◆ RECORDED DATA ◆
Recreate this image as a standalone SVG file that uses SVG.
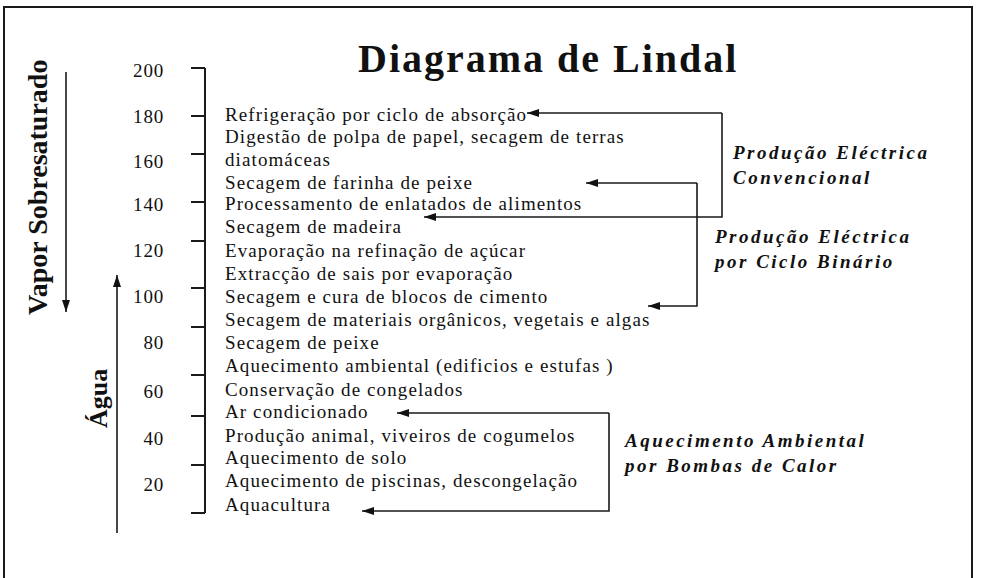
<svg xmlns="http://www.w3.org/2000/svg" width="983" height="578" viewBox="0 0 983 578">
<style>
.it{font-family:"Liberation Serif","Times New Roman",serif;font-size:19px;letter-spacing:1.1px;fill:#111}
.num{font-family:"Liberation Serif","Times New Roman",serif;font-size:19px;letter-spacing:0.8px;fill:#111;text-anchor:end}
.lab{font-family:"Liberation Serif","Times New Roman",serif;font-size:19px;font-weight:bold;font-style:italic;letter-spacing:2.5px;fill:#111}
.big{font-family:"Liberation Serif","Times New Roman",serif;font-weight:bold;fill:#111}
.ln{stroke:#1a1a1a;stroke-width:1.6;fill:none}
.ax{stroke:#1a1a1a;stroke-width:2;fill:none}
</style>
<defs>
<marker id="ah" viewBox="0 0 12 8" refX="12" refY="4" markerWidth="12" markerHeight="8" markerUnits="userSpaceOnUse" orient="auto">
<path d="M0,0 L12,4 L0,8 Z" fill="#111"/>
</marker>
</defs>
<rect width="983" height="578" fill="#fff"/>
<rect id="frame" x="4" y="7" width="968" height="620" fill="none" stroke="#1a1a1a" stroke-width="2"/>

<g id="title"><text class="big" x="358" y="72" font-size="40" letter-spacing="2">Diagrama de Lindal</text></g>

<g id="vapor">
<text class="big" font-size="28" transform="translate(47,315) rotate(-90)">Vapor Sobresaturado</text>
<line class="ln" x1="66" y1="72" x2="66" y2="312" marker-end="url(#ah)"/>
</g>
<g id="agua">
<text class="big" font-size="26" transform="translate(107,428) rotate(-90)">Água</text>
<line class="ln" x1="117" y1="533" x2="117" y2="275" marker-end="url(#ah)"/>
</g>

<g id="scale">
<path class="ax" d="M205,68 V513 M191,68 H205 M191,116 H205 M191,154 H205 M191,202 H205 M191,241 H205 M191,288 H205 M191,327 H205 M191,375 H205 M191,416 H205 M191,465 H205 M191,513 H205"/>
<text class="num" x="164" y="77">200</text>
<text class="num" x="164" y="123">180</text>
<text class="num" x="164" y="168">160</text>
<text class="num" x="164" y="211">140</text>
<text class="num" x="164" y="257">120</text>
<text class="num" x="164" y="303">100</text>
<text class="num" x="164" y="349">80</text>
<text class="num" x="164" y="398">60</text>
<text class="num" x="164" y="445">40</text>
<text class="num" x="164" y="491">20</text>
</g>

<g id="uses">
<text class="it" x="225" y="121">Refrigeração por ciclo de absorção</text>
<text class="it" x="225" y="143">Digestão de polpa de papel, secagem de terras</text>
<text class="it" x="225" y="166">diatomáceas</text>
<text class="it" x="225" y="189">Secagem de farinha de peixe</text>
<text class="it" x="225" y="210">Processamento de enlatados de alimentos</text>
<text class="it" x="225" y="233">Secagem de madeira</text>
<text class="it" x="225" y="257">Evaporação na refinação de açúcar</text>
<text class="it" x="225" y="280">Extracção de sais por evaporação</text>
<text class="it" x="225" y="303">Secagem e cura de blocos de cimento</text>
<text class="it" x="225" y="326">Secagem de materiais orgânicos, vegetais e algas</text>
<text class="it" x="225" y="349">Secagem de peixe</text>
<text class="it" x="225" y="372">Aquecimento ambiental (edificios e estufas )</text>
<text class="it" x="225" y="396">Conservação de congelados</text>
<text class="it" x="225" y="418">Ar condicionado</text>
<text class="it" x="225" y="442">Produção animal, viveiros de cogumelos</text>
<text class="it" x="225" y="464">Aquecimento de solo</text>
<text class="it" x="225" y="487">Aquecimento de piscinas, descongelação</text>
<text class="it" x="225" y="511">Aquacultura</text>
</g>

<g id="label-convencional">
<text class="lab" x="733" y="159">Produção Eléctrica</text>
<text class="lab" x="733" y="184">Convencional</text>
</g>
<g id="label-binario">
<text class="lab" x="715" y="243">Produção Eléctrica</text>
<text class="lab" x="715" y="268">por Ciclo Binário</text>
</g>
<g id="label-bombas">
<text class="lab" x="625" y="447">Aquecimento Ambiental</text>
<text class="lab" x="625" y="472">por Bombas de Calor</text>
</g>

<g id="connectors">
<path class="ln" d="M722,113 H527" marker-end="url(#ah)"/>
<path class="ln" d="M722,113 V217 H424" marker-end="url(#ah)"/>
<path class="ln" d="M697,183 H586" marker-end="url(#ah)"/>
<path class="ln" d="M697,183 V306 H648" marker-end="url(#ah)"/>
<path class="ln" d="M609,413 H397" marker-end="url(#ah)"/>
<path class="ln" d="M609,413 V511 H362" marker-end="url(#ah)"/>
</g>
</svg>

◆ EXERCISE DETAILS ◆
Copy each line in full and exactly, omitting any picture.

◆ SOLUTION TO THE EXERCISE ◆
Recreate this image as a standalone SVG file that uses SVG.
<svg xmlns="http://www.w3.org/2000/svg" width="983" height="578" viewBox="0 0 983 578">
<style>
.it{font-family:"Liberation Serif","Times New Roman",serif;font-size:19px;letter-spacing:1.1px;fill:#111}
.num{font-family:"Liberation Serif","Times New Roman",serif;font-size:19px;letter-spacing:0.8px;fill:#111;text-anchor:end}
.lab{font-family:"Liberation Serif","Times New Roman",serif;font-size:19px;font-weight:bold;font-style:italic;letter-spacing:2.5px;fill:#111}
.big{font-family:"Liberation Serif","Times New Roman",serif;font-weight:bold;fill:#111}
.ln{stroke:#1a1a1a;stroke-width:1.6;fill:none}
.ax{stroke:#1a1a1a;stroke-width:2;fill:none}
</style>
<defs>
<marker id="ah" viewBox="0 0 12 8" refX="12" refY="4" markerWidth="12" markerHeight="8" markerUnits="userSpaceOnUse" orient="auto">
<path d="M0,0 L12,4 L0,8 Z" fill="#111"/>
</marker>
</defs>
<rect width="983" height="578" fill="#fff"/>
<rect id="frame" x="4" y="7" width="968" height="620" fill="none" stroke="#1a1a1a" stroke-width="2"/>

<g id="title"><text class="big" x="358" y="72" font-size="40" letter-spacing="2">Diagrama de Lindal</text></g>

<g id="vapor">
<text class="big" font-size="28" transform="translate(47,315) rotate(-90)">Vapor Sobresaturado</text>
<line class="ln" x1="66" y1="72" x2="66" y2="312" marker-end="url(#ah)"/>
</g>
<g id="agua">
<text class="big" font-size="26" transform="translate(107,428) rotate(-90)">Água</text>
<line class="ln" x1="117" y1="533" x2="117" y2="275" marker-end="url(#ah)"/>
</g>

<g id="scale">
<path class="ax" d="M205,68 V513 M191,68 H205 M191,116 H205 M191,154 H205 M191,202 H205 M191,241 H205 M191,288 H205 M191,327 H205 M191,375 H205 M191,416 H205 M191,465 H205 M191,513 H205"/>
<text class="num" x="164" y="77">200</text>
<text class="num" x="164" y="123">180</text>
<text class="num" x="164" y="168">160</text>
<text class="num" x="164" y="211">140</text>
<text class="num" x="164" y="257">120</text>
<text class="num" x="164" y="303">100</text>
<text class="num" x="164" y="349">80</text>
<text class="num" x="164" y="398">60</text>
<text class="num" x="164" y="445">40</text>
<text class="num" x="164" y="491">20</text>
</g>

<g id="uses">
<text class="it" x="225" y="121">Refrigeração por ciclo de absorção</text>
<text class="it" x="225" y="143">Digestão de polpa de papel, secagem de terras</text>
<text class="it" x="225" y="166">diatomáceas</text>
<text class="it" x="225" y="189">Secagem de farinha de peixe</text>
<text class="it" x="225" y="210">Processamento de enlatados de alimentos</text>
<text class="it" x="225" y="233">Secagem de madeira</text>
<text class="it" x="225" y="257">Evaporação na refinação de açúcar</text>
<text class="it" x="225" y="280">Extracção de sais por evaporação</text>
<text class="it" x="225" y="303">Secagem e cura de blocos de cimento</text>
<text class="it" x="225" y="326">Secagem de materiais orgânicos, vegetais e algas</text>
<text class="it" x="225" y="349">Secagem de peixe</text>
<text class="it" x="225" y="372">Aquecimento ambiental (edificios e estufas )</text>
<text class="it" x="225" y="396">Conservação de congelados</text>
<text class="it" x="225" y="418">Ar condicionado</text>
<text class="it" x="225" y="442">Produção animal, viveiros de cogumelos</text>
<text class="it" x="225" y="464">Aquecimento de solo</text>
<text class="it" x="225" y="487">Aquecimento de piscinas, descongelação</text>
<text class="it" x="225" y="511">Aquacultura</text>
</g>

<g id="label-convencional">
<text class="lab" x="733" y="159">Produção Eléctrica</text>
<text class="lab" x="733" y="184">Convencional</text>
</g>
<g id="label-binario">
<text class="lab" x="715" y="243">Produção Eléctrica</text>
<text class="lab" x="715" y="268">por Ciclo Binário</text>
</g>
<g id="label-bombas">
<text class="lab" x="625" y="447">Aquecimento Ambiental</text>
<text class="lab" x="625" y="472">por Bombas de Calor</text>
</g>

<g id="connectors">
<path class="ln" d="M722,113 H527" marker-end="url(#ah)"/>
<path class="ln" d="M722,113 V217 H424" marker-end="url(#ah)"/>
<path class="ln" d="M697,183 H586" marker-end="url(#ah)"/>
<path class="ln" d="M697,183 V306 H648" marker-end="url(#ah)"/>
<path class="ln" d="M609,413 H397" marker-end="url(#ah)"/>
<path class="ln" d="M609,413 V511 H362" marker-end="url(#ah)"/>
</g>
</svg>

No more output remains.